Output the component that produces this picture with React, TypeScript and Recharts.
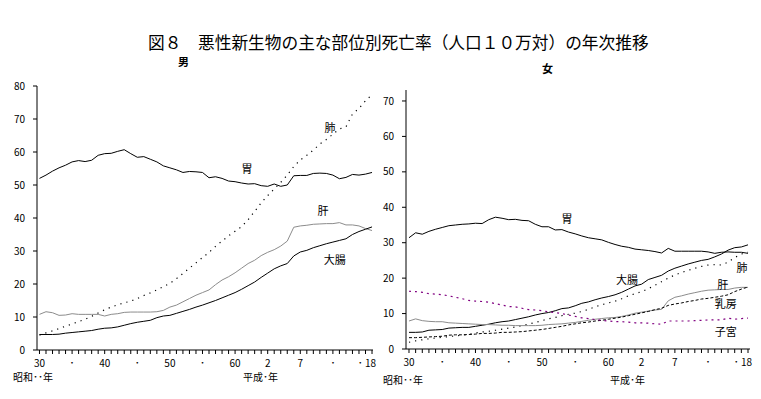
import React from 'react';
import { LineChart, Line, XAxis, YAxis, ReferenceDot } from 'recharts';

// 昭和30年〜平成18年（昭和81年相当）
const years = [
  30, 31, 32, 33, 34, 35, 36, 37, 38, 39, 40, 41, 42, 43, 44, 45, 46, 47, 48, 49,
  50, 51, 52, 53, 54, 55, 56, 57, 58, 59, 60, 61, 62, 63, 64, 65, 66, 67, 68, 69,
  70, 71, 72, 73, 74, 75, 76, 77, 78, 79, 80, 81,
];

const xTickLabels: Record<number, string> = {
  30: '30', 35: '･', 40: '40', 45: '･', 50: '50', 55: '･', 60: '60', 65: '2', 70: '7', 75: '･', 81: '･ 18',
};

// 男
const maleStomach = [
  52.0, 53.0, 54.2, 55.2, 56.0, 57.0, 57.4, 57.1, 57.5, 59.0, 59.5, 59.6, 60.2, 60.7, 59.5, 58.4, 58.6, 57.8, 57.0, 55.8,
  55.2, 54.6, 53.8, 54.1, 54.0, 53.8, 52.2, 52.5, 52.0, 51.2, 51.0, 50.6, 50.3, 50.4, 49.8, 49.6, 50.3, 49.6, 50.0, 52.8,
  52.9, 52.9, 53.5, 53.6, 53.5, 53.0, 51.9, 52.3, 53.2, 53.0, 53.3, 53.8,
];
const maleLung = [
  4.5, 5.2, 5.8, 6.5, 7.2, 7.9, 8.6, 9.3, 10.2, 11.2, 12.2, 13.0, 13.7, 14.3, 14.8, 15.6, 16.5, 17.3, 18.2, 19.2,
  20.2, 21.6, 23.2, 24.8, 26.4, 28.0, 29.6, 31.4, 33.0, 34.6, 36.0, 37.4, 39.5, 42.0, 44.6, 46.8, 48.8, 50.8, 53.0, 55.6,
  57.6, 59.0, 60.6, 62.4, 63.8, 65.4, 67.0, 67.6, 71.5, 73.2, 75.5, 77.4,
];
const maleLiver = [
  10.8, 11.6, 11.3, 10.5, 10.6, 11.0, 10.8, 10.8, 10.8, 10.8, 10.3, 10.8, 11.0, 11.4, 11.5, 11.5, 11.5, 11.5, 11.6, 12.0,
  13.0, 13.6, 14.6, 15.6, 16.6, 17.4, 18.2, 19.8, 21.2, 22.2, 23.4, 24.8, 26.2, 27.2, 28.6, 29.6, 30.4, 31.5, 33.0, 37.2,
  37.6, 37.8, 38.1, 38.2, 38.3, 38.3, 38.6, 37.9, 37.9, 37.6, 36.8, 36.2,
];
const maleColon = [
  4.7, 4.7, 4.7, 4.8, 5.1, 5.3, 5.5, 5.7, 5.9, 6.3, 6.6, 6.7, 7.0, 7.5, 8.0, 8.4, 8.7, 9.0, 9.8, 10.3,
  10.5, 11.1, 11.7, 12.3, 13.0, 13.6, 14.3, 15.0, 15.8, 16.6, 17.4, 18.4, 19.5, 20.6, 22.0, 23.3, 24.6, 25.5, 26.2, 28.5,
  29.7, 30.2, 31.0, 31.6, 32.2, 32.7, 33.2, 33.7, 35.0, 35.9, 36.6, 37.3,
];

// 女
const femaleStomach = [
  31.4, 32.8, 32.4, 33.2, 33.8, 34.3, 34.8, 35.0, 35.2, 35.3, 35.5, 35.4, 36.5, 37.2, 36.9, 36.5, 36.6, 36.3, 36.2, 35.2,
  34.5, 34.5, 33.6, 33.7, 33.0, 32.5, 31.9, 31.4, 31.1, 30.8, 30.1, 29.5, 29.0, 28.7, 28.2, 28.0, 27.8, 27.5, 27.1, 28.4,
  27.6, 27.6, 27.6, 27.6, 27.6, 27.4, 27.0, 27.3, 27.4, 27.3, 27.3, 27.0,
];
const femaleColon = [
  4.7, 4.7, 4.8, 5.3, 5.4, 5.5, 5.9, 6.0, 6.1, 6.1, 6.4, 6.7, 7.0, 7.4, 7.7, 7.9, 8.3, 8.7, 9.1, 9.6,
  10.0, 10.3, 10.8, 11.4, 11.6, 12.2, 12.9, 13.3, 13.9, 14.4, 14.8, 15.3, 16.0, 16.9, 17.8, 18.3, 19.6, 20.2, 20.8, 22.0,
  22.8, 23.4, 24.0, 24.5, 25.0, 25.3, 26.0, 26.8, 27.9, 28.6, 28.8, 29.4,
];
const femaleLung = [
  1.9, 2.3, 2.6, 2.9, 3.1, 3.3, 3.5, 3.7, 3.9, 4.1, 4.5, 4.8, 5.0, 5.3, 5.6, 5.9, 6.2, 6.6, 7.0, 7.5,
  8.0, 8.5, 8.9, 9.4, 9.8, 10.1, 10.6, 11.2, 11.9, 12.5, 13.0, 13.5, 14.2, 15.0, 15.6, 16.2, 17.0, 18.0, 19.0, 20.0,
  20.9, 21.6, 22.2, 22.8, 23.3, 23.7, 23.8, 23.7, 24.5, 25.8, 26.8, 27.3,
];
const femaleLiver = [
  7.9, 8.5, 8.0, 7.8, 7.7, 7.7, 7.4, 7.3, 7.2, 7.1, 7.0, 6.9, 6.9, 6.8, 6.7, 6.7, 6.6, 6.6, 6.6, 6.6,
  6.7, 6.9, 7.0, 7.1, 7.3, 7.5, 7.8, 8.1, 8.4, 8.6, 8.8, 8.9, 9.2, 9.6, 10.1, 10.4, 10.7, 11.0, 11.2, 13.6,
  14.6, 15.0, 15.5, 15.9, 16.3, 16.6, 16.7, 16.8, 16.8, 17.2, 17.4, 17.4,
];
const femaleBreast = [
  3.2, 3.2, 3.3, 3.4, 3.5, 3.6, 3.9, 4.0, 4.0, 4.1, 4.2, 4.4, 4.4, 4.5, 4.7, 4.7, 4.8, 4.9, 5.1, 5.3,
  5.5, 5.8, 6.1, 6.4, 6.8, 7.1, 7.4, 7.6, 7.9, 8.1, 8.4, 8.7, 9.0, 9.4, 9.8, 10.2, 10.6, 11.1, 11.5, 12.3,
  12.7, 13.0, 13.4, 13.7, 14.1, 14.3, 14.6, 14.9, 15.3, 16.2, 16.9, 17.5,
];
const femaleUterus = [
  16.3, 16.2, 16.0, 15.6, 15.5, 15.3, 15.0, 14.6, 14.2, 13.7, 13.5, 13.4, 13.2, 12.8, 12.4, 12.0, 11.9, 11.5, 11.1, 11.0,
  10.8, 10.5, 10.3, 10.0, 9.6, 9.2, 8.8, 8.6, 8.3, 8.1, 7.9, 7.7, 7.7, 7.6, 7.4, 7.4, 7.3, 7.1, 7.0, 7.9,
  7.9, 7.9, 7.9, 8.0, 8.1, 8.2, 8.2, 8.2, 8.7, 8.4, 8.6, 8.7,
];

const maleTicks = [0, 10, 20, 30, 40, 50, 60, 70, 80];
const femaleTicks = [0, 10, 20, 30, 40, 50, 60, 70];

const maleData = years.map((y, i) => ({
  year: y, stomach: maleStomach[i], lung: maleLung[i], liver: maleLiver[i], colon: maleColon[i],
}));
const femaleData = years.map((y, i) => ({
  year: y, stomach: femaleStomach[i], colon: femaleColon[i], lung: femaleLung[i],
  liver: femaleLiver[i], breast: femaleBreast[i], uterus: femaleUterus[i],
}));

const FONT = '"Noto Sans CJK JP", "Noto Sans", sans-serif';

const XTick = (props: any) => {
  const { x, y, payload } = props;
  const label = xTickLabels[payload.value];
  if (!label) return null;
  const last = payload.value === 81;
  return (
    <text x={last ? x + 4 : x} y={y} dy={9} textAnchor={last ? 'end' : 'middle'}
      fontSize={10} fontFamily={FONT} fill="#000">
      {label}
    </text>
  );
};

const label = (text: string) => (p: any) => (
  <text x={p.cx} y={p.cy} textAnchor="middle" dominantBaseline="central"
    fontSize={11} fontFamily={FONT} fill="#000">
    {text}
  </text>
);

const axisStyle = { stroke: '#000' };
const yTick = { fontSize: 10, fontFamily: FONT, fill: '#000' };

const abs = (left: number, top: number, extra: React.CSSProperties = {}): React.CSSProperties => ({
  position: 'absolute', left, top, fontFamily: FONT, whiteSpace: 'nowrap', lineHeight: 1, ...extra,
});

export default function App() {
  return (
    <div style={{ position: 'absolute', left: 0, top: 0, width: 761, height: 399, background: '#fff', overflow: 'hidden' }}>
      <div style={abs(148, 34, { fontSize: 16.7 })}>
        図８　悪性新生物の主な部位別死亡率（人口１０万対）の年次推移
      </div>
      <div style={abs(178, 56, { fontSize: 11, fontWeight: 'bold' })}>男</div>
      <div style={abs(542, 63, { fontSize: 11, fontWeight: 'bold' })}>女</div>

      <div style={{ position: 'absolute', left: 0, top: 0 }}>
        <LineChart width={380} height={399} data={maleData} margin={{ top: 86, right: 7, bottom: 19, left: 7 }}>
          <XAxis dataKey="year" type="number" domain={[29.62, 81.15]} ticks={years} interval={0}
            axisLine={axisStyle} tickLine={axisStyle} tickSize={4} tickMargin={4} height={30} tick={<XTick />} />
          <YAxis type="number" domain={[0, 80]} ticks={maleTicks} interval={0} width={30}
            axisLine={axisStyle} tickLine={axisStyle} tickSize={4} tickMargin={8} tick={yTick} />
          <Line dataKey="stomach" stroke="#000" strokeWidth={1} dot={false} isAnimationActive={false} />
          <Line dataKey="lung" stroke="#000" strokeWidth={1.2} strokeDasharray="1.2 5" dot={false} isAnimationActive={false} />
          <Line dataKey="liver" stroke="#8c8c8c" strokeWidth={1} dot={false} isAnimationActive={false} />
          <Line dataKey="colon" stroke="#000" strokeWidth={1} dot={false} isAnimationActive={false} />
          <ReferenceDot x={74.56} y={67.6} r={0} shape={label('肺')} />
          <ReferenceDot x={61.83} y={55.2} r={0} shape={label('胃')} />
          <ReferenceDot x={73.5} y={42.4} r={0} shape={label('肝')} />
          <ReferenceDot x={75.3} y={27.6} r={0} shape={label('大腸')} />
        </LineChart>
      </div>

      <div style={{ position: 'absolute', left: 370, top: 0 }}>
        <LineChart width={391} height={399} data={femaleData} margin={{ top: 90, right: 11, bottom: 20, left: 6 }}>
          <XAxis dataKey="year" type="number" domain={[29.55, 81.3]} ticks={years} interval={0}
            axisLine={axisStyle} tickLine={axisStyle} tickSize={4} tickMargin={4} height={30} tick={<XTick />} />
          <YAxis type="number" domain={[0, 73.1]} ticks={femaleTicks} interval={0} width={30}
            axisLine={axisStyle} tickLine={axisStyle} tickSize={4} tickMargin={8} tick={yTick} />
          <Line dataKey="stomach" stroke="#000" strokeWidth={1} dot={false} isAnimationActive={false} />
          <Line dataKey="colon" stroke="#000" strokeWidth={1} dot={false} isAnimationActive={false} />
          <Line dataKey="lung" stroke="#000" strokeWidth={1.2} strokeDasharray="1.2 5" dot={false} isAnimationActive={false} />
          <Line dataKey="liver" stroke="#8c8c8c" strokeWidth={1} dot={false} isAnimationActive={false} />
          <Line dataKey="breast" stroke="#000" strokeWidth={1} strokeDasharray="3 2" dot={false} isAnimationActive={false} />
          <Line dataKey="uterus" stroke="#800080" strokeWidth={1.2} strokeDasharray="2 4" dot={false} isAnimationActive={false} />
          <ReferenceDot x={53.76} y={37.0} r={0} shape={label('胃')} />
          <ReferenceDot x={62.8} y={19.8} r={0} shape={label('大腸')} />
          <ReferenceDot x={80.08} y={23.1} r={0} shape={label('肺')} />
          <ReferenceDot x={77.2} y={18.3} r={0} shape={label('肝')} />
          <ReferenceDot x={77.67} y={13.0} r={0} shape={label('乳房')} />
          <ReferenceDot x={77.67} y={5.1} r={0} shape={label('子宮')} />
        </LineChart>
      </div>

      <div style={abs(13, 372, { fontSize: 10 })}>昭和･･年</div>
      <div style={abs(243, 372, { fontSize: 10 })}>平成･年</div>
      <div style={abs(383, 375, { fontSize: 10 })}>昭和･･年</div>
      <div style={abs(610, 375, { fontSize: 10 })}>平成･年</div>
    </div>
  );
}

## Direction
Give again, word for word, every line from the top of the data through the line with "XAxis, YAxis, ReferenceDot", both ends included, and exclude the pictures.

## Exercise answer
Output the component that produces this picture with React, TypeScript and Recharts.
import React from 'react';
import { LineChart, Line, XAxis, YAxis, ReferenceDot } from 'recharts';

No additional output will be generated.